Lesson 2: Mathematics of animation curves

# 4. What degree are these curves?

Bonus! In this video we'll connect the degree of these curves to the number of control points in the construction.

## Want to join the conversation?

• this is too hard for me and what is the difference between linear interpulation and a beziar curve?
• Linear interpolation means, that the change is at a constant rate. Imagine an electric garage door closing or sand in an hourglass running.

Bezier curves allow you to make a change in the speed of the changes, accelerate and decelerate things. Since this is the way most things actually move, the beziers are quite essential to animation.
• I got confused within the first 30 seconds... where does Q=(1-t)A + tB come from??
• I dont understand any of this
• so just call brandon brown jr he can tutor you
• My brain is popping. Can anyone explain this whole video?
• linear equals straight
curve equals curve
• for Q=(t-1)A+tB can A swap with B but still have the same answer?
• The resulting curve would be different, assuming we keep R = (1-t)*B+t*C.

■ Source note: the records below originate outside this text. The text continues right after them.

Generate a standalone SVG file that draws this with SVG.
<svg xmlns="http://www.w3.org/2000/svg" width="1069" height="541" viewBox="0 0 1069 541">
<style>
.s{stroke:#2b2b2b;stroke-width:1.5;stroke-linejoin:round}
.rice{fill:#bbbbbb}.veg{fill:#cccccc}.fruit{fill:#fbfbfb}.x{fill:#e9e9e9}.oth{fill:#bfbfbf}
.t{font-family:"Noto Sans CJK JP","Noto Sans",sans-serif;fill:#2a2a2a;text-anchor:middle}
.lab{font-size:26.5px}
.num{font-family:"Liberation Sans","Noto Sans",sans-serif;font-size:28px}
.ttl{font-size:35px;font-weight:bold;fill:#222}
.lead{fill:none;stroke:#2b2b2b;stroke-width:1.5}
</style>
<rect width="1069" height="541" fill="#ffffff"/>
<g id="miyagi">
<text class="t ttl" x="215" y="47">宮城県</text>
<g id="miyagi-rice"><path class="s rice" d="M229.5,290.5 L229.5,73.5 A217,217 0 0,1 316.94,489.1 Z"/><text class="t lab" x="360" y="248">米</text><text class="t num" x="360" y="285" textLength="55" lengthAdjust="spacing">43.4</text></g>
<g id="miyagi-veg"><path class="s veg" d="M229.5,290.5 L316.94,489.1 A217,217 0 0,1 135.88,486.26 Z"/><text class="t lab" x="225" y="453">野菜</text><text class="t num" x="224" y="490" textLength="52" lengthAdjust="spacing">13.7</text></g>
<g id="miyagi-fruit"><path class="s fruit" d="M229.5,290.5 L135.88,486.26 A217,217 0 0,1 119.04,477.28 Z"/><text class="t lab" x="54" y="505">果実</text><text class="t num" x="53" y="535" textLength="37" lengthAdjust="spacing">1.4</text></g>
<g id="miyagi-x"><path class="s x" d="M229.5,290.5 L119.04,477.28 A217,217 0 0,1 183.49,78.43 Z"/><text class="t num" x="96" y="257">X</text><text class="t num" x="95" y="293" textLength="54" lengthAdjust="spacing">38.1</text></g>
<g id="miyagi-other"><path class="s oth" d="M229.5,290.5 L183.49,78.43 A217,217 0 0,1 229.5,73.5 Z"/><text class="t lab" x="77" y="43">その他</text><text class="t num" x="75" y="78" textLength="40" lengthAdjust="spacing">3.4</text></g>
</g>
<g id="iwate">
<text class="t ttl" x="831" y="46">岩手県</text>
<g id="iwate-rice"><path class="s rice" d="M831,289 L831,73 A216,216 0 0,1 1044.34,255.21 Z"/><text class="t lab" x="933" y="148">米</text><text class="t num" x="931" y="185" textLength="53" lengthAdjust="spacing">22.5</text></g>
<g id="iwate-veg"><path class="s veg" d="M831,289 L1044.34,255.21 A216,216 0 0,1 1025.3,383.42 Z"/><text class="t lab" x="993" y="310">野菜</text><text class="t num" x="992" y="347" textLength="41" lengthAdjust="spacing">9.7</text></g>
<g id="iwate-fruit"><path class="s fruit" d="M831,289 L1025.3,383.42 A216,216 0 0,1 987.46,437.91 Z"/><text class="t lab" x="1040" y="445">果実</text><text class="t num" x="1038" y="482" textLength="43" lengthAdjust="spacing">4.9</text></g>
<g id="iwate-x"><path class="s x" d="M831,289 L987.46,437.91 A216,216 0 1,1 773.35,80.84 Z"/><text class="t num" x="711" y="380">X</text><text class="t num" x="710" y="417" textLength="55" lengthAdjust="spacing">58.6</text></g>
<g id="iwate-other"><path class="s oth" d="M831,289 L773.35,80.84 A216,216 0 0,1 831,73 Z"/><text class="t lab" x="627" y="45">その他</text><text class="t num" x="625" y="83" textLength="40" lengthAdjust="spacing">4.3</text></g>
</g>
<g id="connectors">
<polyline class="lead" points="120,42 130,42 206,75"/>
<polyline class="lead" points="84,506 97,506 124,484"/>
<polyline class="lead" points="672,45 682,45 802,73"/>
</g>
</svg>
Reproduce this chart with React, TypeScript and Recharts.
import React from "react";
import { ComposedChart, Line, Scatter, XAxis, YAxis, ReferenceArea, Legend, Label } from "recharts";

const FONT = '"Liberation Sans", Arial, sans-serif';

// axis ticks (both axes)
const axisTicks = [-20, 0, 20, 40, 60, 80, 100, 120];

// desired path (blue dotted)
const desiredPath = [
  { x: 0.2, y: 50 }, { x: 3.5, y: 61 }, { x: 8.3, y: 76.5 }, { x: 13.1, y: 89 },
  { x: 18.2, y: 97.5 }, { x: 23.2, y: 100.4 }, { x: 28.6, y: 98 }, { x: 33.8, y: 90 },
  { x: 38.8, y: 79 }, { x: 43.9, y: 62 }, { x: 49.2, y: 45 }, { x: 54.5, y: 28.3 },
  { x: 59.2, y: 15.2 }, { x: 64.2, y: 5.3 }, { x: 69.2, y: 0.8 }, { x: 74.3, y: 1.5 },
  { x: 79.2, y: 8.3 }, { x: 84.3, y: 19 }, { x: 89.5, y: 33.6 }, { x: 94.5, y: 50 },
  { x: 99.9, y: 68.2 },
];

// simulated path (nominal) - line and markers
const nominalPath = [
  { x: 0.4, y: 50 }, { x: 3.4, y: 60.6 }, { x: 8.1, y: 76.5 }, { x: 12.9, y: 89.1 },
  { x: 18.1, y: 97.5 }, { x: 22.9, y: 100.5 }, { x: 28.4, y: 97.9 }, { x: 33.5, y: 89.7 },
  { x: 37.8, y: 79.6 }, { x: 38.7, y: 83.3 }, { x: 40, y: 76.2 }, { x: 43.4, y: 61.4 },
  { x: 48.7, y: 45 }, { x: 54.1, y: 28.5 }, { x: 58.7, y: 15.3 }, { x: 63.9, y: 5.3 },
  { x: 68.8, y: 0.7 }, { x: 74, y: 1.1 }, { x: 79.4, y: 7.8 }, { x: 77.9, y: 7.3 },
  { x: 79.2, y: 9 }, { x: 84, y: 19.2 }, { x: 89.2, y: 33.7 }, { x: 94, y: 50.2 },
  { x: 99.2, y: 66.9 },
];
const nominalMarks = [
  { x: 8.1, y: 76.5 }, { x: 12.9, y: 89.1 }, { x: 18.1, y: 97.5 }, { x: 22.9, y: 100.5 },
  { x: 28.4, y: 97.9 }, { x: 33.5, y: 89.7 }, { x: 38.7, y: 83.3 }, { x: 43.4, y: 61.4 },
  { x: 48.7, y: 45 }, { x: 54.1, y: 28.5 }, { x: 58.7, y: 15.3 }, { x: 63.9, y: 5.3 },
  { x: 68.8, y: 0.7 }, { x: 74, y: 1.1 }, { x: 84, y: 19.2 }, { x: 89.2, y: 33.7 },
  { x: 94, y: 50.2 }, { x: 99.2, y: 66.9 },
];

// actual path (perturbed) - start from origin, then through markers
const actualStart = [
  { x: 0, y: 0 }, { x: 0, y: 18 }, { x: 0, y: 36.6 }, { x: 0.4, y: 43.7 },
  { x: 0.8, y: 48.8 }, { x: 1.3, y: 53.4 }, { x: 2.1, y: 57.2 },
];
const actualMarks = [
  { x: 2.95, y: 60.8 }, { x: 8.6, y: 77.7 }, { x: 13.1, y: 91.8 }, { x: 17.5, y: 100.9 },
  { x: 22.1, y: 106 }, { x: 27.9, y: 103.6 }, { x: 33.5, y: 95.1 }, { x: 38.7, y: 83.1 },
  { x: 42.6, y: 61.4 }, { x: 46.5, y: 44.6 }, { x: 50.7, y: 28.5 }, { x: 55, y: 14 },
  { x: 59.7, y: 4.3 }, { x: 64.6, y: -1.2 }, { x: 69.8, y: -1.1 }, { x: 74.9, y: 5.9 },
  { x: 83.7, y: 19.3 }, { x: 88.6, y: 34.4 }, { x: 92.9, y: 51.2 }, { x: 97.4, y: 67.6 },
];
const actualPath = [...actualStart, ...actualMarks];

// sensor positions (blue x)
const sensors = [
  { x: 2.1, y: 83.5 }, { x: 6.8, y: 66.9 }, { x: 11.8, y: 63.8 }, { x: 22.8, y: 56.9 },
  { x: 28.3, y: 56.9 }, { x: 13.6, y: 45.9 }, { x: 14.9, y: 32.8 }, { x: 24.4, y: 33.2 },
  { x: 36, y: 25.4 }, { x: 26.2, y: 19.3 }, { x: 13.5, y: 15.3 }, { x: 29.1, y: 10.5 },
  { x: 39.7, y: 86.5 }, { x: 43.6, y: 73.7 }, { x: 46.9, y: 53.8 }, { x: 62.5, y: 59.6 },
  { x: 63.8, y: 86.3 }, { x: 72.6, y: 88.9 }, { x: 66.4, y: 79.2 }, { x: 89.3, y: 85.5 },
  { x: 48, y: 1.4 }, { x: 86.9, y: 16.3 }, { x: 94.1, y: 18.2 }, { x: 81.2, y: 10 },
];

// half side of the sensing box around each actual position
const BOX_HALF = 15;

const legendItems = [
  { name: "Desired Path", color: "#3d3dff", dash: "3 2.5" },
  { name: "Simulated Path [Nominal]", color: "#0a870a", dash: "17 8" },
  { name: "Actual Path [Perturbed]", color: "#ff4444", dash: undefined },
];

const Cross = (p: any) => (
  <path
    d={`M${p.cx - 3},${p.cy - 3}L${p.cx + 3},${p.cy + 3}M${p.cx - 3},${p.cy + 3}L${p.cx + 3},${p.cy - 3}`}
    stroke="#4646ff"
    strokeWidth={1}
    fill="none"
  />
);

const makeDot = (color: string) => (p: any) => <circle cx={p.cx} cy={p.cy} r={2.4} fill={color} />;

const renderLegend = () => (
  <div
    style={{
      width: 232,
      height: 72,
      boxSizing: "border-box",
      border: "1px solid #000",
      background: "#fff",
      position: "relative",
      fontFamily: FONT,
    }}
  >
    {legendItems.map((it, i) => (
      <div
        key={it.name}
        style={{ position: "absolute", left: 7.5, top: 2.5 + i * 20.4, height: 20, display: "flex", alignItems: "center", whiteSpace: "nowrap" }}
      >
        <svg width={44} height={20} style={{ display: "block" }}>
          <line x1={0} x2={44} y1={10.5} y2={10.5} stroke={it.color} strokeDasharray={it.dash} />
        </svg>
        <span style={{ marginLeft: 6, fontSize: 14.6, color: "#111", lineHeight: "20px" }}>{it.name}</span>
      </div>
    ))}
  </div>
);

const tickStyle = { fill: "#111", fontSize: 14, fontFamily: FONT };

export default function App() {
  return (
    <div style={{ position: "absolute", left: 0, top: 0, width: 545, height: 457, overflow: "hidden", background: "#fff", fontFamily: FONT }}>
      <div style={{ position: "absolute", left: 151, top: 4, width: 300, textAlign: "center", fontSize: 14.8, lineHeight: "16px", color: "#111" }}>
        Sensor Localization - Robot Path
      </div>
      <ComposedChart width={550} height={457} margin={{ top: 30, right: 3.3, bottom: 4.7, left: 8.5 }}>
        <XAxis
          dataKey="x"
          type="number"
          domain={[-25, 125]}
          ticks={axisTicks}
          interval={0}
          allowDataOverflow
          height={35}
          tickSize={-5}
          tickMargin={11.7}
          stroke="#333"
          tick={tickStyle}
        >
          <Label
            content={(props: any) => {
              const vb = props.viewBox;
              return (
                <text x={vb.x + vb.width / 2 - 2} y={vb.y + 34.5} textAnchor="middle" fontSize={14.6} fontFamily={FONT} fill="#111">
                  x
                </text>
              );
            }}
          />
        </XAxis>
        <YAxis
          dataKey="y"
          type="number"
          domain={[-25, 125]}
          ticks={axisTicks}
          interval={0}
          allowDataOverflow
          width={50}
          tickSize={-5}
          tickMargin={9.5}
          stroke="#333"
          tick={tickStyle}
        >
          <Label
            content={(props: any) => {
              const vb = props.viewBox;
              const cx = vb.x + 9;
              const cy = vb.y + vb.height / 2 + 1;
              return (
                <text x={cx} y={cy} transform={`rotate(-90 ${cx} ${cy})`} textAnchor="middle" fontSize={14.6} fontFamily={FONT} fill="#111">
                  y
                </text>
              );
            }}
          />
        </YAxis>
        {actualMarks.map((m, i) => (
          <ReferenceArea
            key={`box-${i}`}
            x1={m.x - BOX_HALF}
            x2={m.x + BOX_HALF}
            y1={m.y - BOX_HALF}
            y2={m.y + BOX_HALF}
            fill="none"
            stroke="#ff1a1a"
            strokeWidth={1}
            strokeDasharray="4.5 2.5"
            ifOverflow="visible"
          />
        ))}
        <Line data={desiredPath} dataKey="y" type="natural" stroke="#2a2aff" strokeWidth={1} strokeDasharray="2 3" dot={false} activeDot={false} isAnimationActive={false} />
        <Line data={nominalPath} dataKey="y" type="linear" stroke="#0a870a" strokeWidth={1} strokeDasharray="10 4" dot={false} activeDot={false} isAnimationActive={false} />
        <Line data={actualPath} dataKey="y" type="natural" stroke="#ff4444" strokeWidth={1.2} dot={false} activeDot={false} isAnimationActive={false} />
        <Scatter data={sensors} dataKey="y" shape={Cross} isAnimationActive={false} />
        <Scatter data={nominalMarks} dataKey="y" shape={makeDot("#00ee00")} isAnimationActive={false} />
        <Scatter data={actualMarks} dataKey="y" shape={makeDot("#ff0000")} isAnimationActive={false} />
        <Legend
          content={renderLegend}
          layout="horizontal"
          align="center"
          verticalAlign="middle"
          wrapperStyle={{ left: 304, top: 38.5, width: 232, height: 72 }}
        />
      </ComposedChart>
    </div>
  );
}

Let's picture the value of Q when we give t values from 0 to 1.
- If we use Q = (1-t)*A + t*B, then Q starts at point A and moves on the line segment toward point B.
- If we use Q = (1-t)*B + t*A, then Q starts at point B and moves on the line segment toward point A.

If you plug in the expressions for Q and R into the equation for P, you'll find that P = t(1-t)*A + (1-t)*B + t^2*C, which is different from the equation for P in the video.
• It is elaborated shortly. Please explain with more ease.